When I ask him why they do this, his answer is simple, “For money.” Right. I make a mental note. Drainage prevents excess water from drowning out the crop.

He soon changes the subject. “I like the cows,” he says. The black ones are his favourite. “But best of all I like baby calves,” he starts humming to himself as he trundles towards the gate. We go inside but, before long, he realizes the calves are elsewhere and turns around.

He runs ahead of us, past his dad Mitch, and up the hill to a gated pen near where we started. “I won,” he shouts, arms up in the air triumphantly. He doesn’t lord this over us long because he’s spotted “Pudding,” a bottle calf he named.

His dad finds a pail and, with Brayden’s help, turns the crank on the hopper bottom bin. Grain falls into the container with a tap, tap, tap. Brayden reaches for the pail, helping his dad carry it past the gate to the calves.

“Are you sure you’re carrying any of that pail?” his dad asks with a smile. “Yaaaaa,” says Brayden, his little legs working to keep up. “C’mon,” he looks over his shoulder to us. The two pour the grain into the feeding trough as the calves trot over. Brayden watches, standing in front of the trough, before he realizes he’s in the way.

He helps out around the farm when he can and watches when he can’t. In the fall, he still has to watch as his dad and grandpa move the cattle home, but he goes with them to check the cattle during calving.

“There’s a combine in the shed that he’d probably love to tell you all about,” Anne says.

Combining is Brayden’s favourite time of year. This year he talked about it months ahead of harvest. His mom says he gets angry if he has to go to bed before his dad is finished in the fields. The family uses radios around the house to communicate with whoever is combining. So Brayden is always hearing what’s going on in the field.

We all walk over to the equipment shed. Brayden runs ahead and carefully climbs the steps of the big yellow combine. His first priority is to show me the horn. His legs dangle from the seat as he reaches over to press a button at the end of the turning signal.

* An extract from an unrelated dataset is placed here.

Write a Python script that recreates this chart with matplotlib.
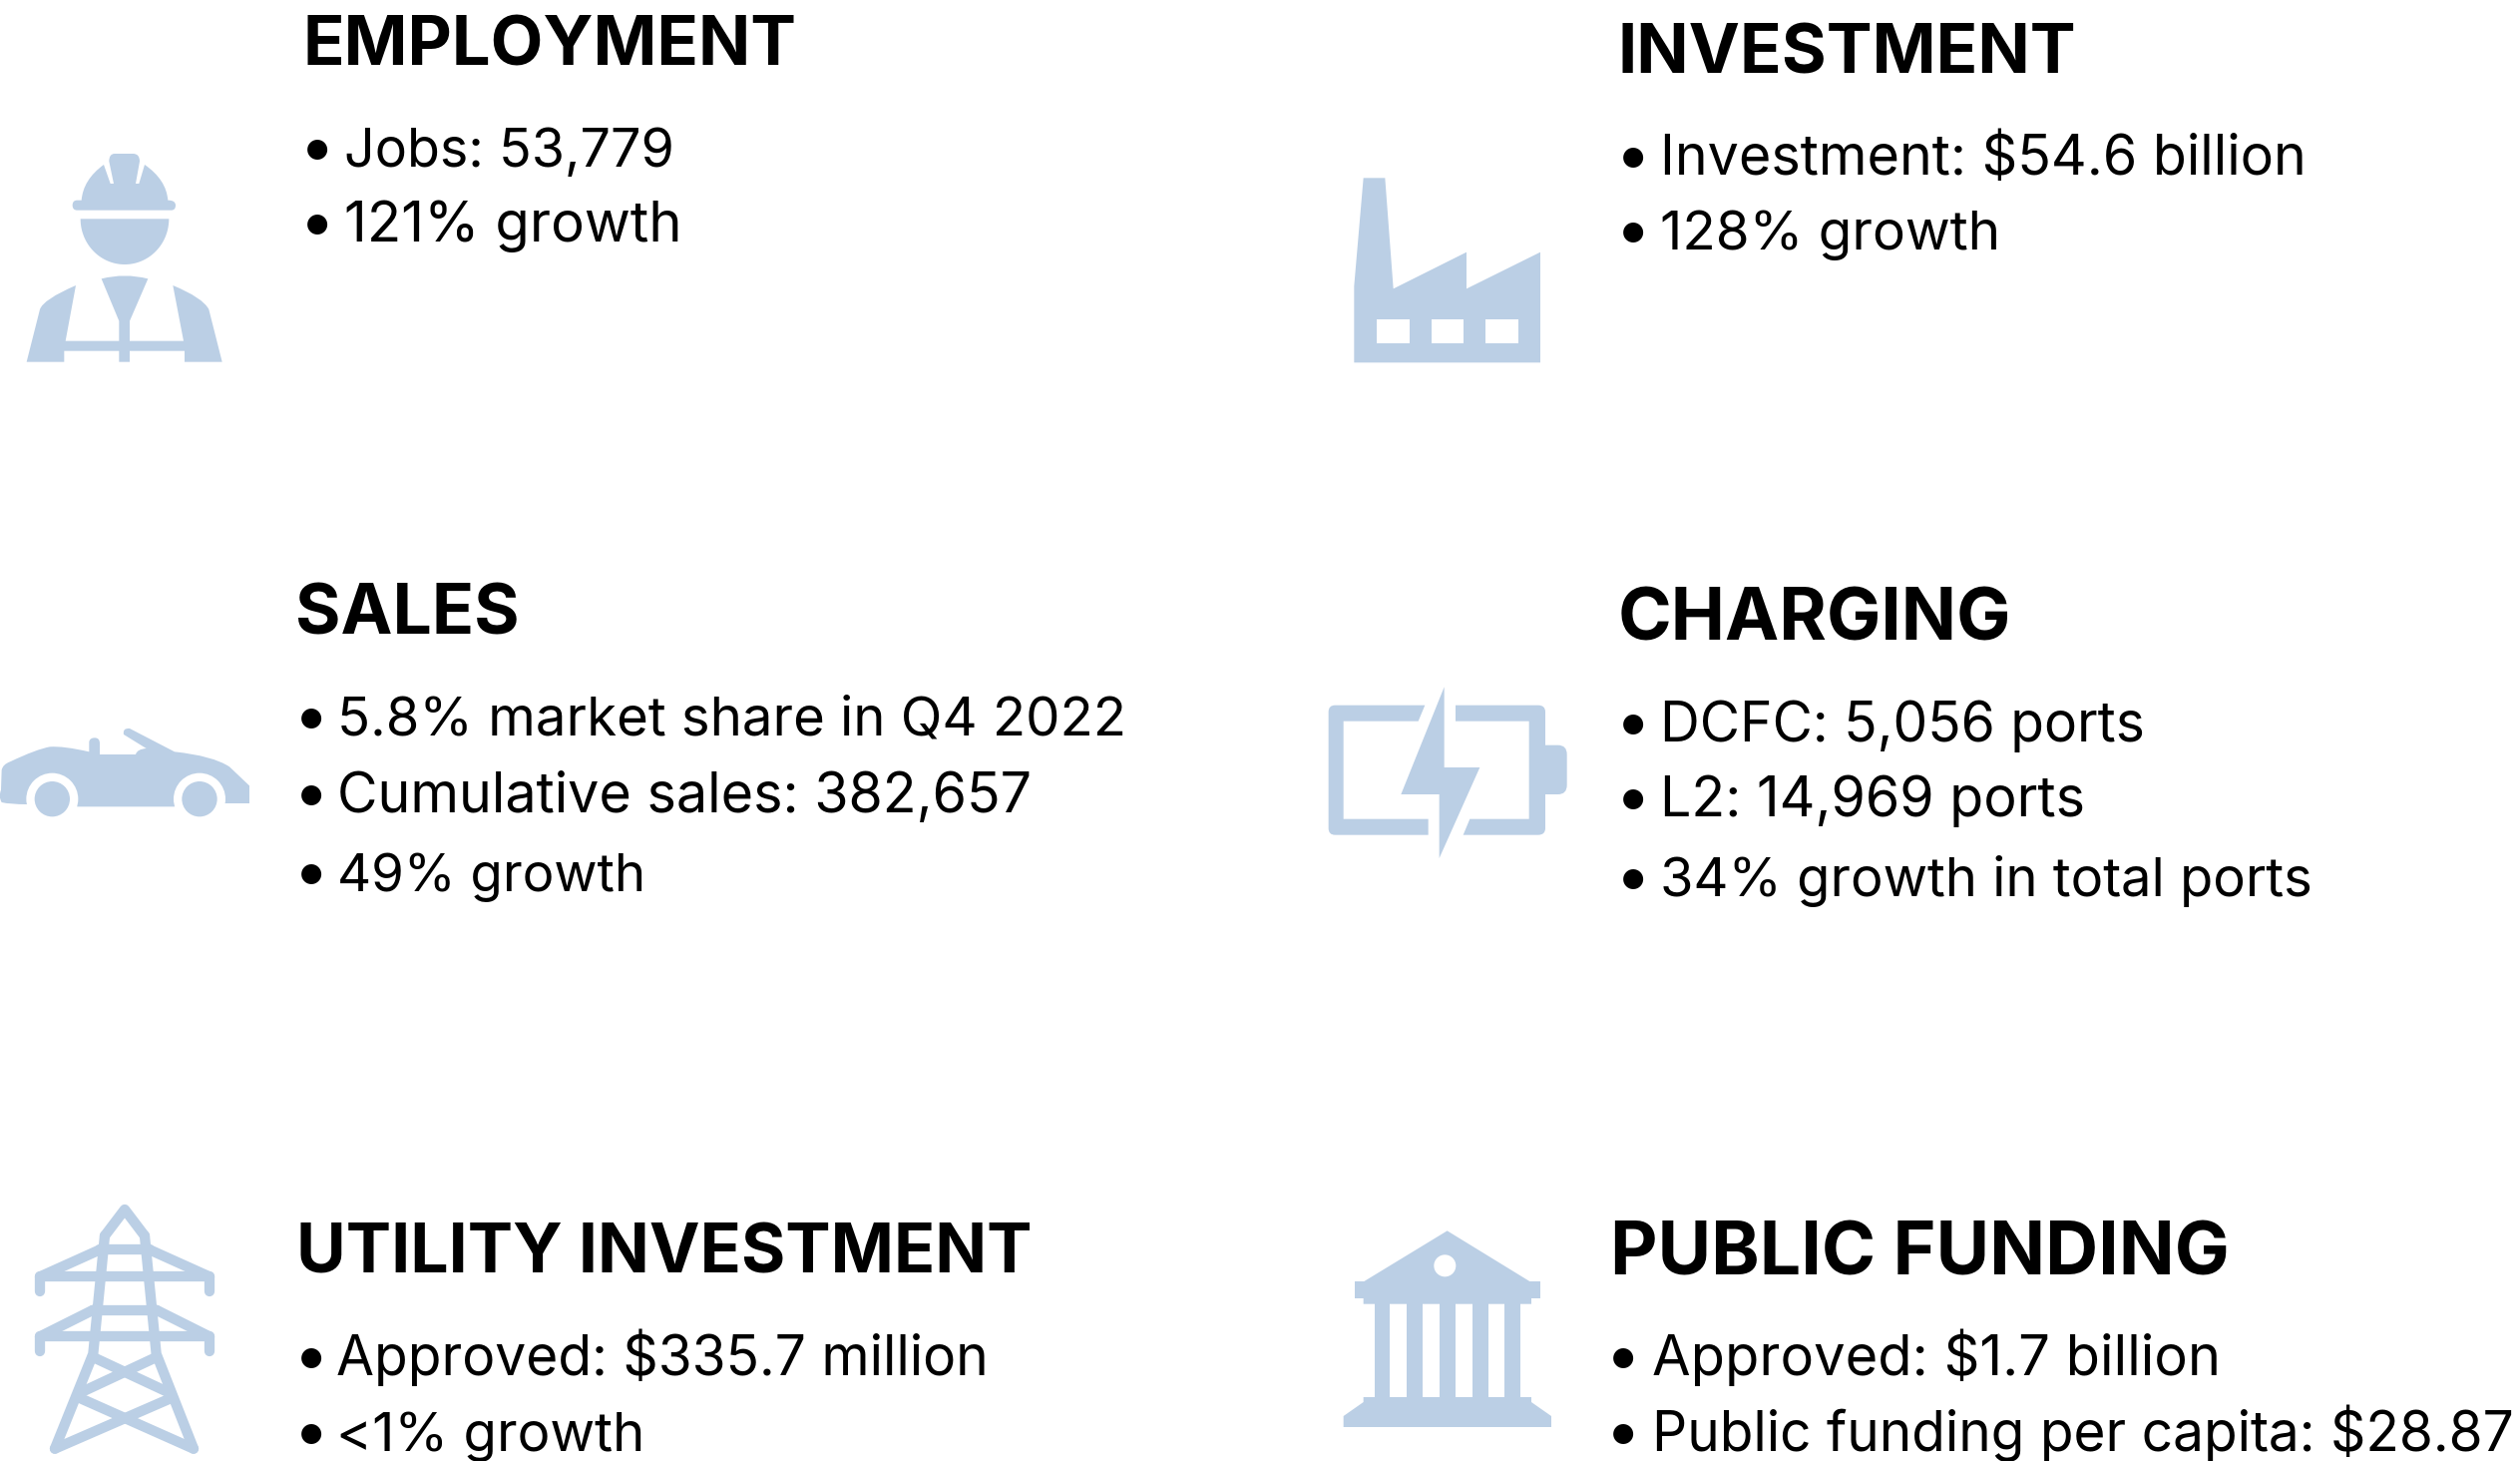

“Beeeeeeeeeep,” the high-pitched honk echoes through the shed.

I sit next to him and his mom stands in the doorway. She gathers up the pale-blue and yellow fleece Tweetybird blanket he curled up with for naps when he was riding in the combine during harvest. Sometimes he watched YouTube videos on the iPad or listened to his favourite children’s songs on a CD.

“What can you tell me about a combine?” I ask him.

“It has a pickup header,” he says. When I ask what this is, he replies, “It picks up in the fields.” He goes on to explain, with some help from his mom, that the pickup header scoops the swathed crop into the combine, which separates the grain from the straw.

Brayden grows serious as he talks about the auger sitting unplugged in the yard. “It rips off arms,” he tells me. Living on a farm means learning the hard facts about safety at an early age.

His mom asks him what goes out the back of the combine. “What? What is it?” he whispers. “Gaaaain?”

“Straw,” she reminds him. Right. That straw is bound up for bedding for the animals in the winter.

Brayden slides off the seat and moves past me to the ladder. His dad stands underneath holding out his arms just in case he falls.

“But I won’t,” says Brayden.

“I know,” says his dad.

Brayden takes us over to the bale wrapper and says they use this to make silage. I ask him how it makes silage and he responds by pointing his finger and moving his arm in a circular motion. The machine wraps bales in plastic so that they can retain moisture and ferment — adding nutritional value.

We start walking back to the house. On the way, we stop by the grain dryer that Brayden calls the air dryer. “It’s for drying grain.” I ask him why they need to dry the grain and he answers, “Because it’s wet.”

I reply, “Oh yes. And you don’t want the grain to be wet, right?”


“How come?”

“Because we can’t combine if it’s wet.”

Brayden stretches his arms up to his mom. “Let’s go to the house. Carry me, Mom,” he says and she scoops him up as we walk back to the house. He has to get ready for preschool this afternoon.

“Thank you for taking me around, Brayden,” I say to him. He peers out from his mom’s shoulder. “Thanks for teaching me. I learned a lot.”

He nods and smiles, rubbing his eyes. I reach my hand up and we shake again.